What you can do: It would be good for you to circle back and check in with how people are feeling about the conversation.
“What do you feel about that?” and “What are your thoughts?” are both great questions that can re-engage those folks who can get flustered by your straight talk.
Pro Tips: Try to avoid getting to the point at the cost of nurturing relationships. For a lot of people, today's project is not uneffected by yesterday's (or even last year's) interactions with you. They are motivated by long relationship trends, not today's to do list.
Open with “How was your weekend?” and actually listen to the answer with interest before you get to your point about a work thing. Engaging in long-term relationship building with this type of person can yield great results for you as a leader because they are the very people who will hear the ideas and concerns from people who are nervous to talk to you directly. An engaged, thoughtful and emotionally-supportive low-key communicator can give you the insights you need to thrive long-term in your leadership role.
You may very well have heard this type of advice before, but don’t forget: getting to the point and being open is a great way to be! This advice is not an attempt to get you to give up your communication strength. It’s aimed at giving you a few tools that you can use to help some of your more sensitive listeners be able to hear from you the great information you have instead of being in their head, worried about what your directness might mean about their relationship with you.
Careful, diplomatic communicators are also sensational. If you speak this way, you regularly demonstrate that you are willing to commit time to individuals and their thoughts, you ensure that other people’s feelings are taken into account when you’re speaking and you probably don’t open the conversation with a clear statement of your opinion so that others can express themselves first without having to worry about conflicting with anything you’ve said. Your style opens up conversation and invites others to participate.
Downside: But, it does tend to take a long time and meander away from clarity.
There are people who need clear-cut answers and who are desperate to move quickly into action and your style can leave them confused (“Wait, what did she want exactly?”) and restless to move on.
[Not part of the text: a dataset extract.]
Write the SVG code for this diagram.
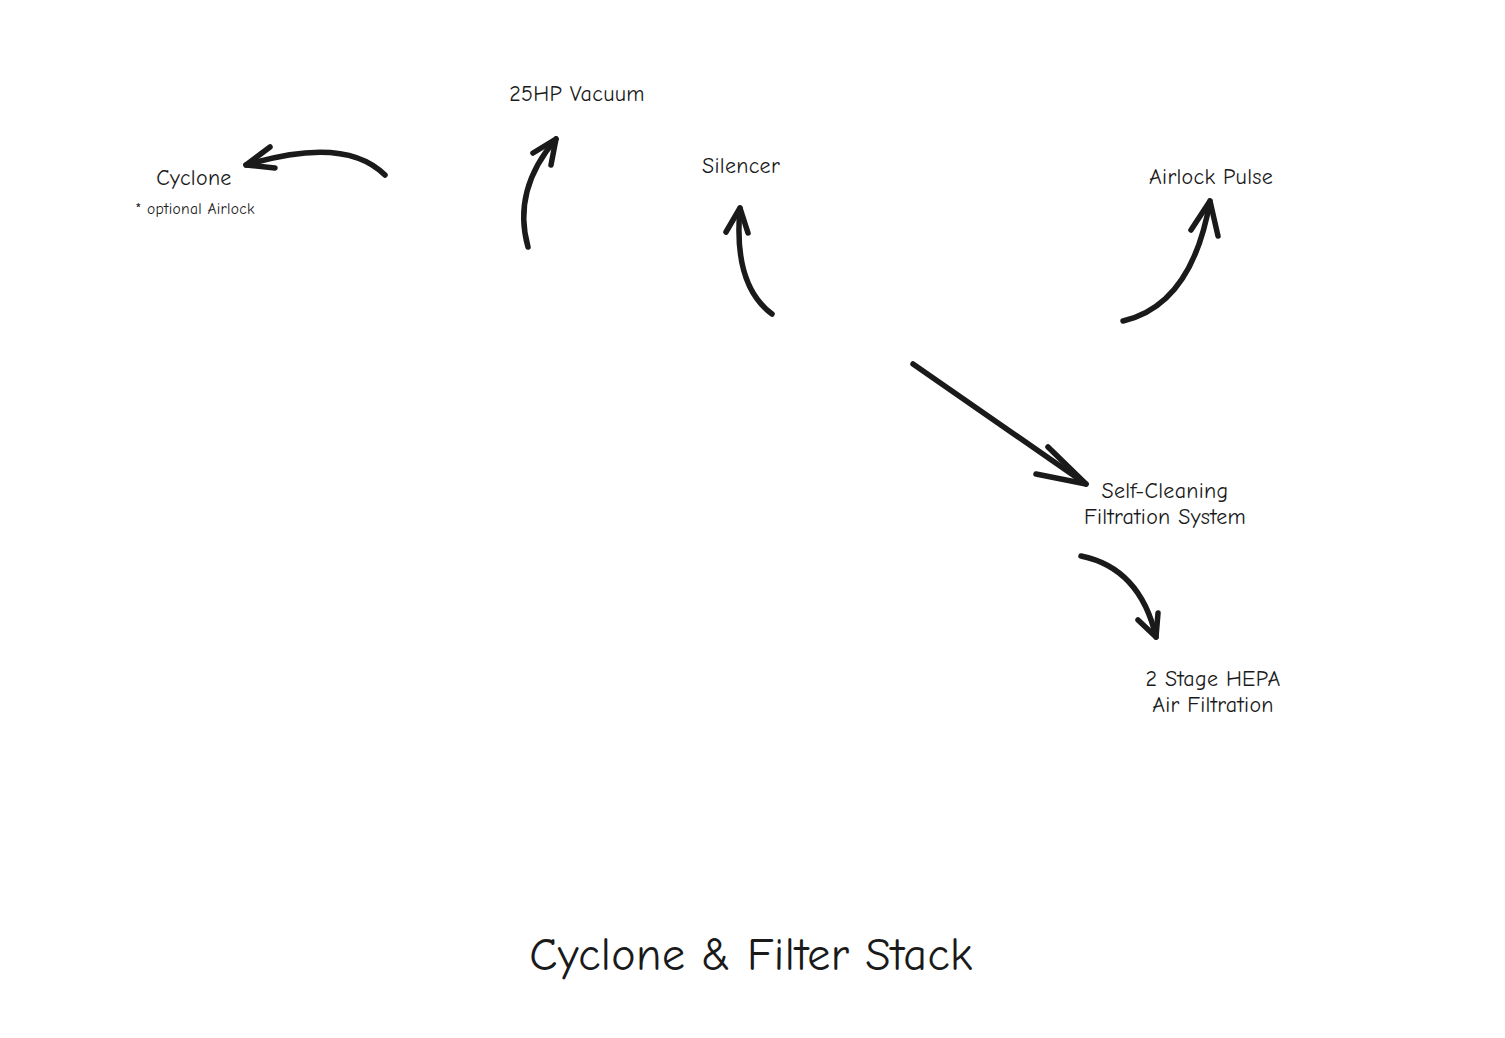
<svg xmlns="http://www.w3.org/2000/svg" width="1505" height="1038" viewBox="0 0 1505 1038">
<style>
.bg{fill:#ffffff}
.lbl{font-family:"Comic Neue","Liberation Sans",sans-serif;font-size:22px;letter-spacing:0.3px;fill:#1a1a1a;text-anchor:middle}
.small{font-size:15.5px;letter-spacing:0.3px}
.title{font-size:46px;letter-spacing:0.4px}
.arr{fill:none;stroke:#1a1a1a;stroke-width:5.5;stroke-linecap:round;stroke-linejoin:round}
</style>
<rect class="bg" x="0" y="0" width="1505" height="1038"/>
<g id="connectors">
  <path class="arr" d="M385,175 Q345,135 246,165"/>
  <path class="arr" d="M270,147 L246,165 L275,168"/>
  <path class="arr" d="M528,247 Q512,190 556,139"/>
  <path class="arr" d="M533,153 L556,139 L551,165"/>
  <path class="arr" d="M772,314 Q733,285 740,208"/>
  <path class="arr" d="M726,232 L740,208 L748,233"/>
  <path class="arr" d="M1123,321 Q1192,305 1210,201"/>
  <path class="arr" d="M1191,230 L1210,201 L1218,236"/>
  <path class="arr" d="M913,364 L1086,484"/>
  <path class="arr" d="M1048,447 L1086,484 L1036,474"/>
  <path class="arr" d="M1081,556 Q1140,568 1156,637"/>
  <path class="arr" d="M1138,620 L1156,637 L1158,613"/>
</g>
<g id="cyclone">
  <text class="lbl" x="194" y="185">Cyclone</text>
  <text class="lbl small" x="195" y="214">* optional Airlock</text>
</g>
<g id="vacuum"><text class="lbl" x="577" y="101">25HP Vacuum</text></g>
<g id="silencer"><text class="lbl" x="741" y="173">Silencer</text></g>
<g id="airlock"><text class="lbl" x="1211" y="184">Airlock Pulse</text></g>
<g id="selfcleaning"><text class="lbl" x="1165" y="498">Self-Cleaning</text><text class="lbl" x="1165" y="524">Filtration System</text></g>
<g id="hepa"><text class="lbl" x="1213" y="686">2 Stage HEPA</text><text class="lbl" x="1213" y="712">Air Filtration</text></g>
<g id="title"><text class="lbl title" x="751" y="970">Cyclone &amp; Filter Stack</text></g>
</svg>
Your listener’s biggest stress out question: “What is happening and why is it still happening!?!”
What you can do: If you sense that the person you’re trying to communicate with is checking out, they are probably simply wanting from you a clear-cut, action-oriented piece of information.
Step 1: Ask them what they need from you to move forward and then give them that information in as few words as possible. Ideally, 5 words or less.
Step 2: This type of person is going to shoot from their hip when they answer, so don’t take whatever they say in response personally. “I need you to give me the answer to the question I asked 20 minutes ago!” for example, is probably not meant as anything but information even if it comes out sounding to you petulant and judgy. This type of person, when stressed out, is not considering your feelings and is likely to say something foot-in-mouth worthy once they are restless with the conversation’s length or seeming lack of cohesion. Still, their bluntness is not on purpose and it won’t stop until they calm down so quickly move on to step 3.
Step 3: Release them from this conversation. They weren’t going to hear much of what you wanted to talk to them about anyway because their heart and mind is already running through all the tasks they could be doing instead of standing with you. Don’t take this personally either.
This person might enjoy going for a walk with you when you have a longer topic to discuss with them rather than sitting idly in a meeting room. They might last longer and be more engaged and creative if they get to be busy while they are talking with you. Other ideas: whiteboarding the conversation or creating a list of to-dos together instead of just talking. The relationship they have with you is a lot, for them, about getting stuff done together so go to it. Get stuff done with them and worry less about saying the right thing to them.
Don’t forget, this person is a great ally for you to have as a leader because they are the person who will speak truth to power no matter what. Keep them happy and they also tend to be powerhouses of effective work, churning out an astounding amount of productivity.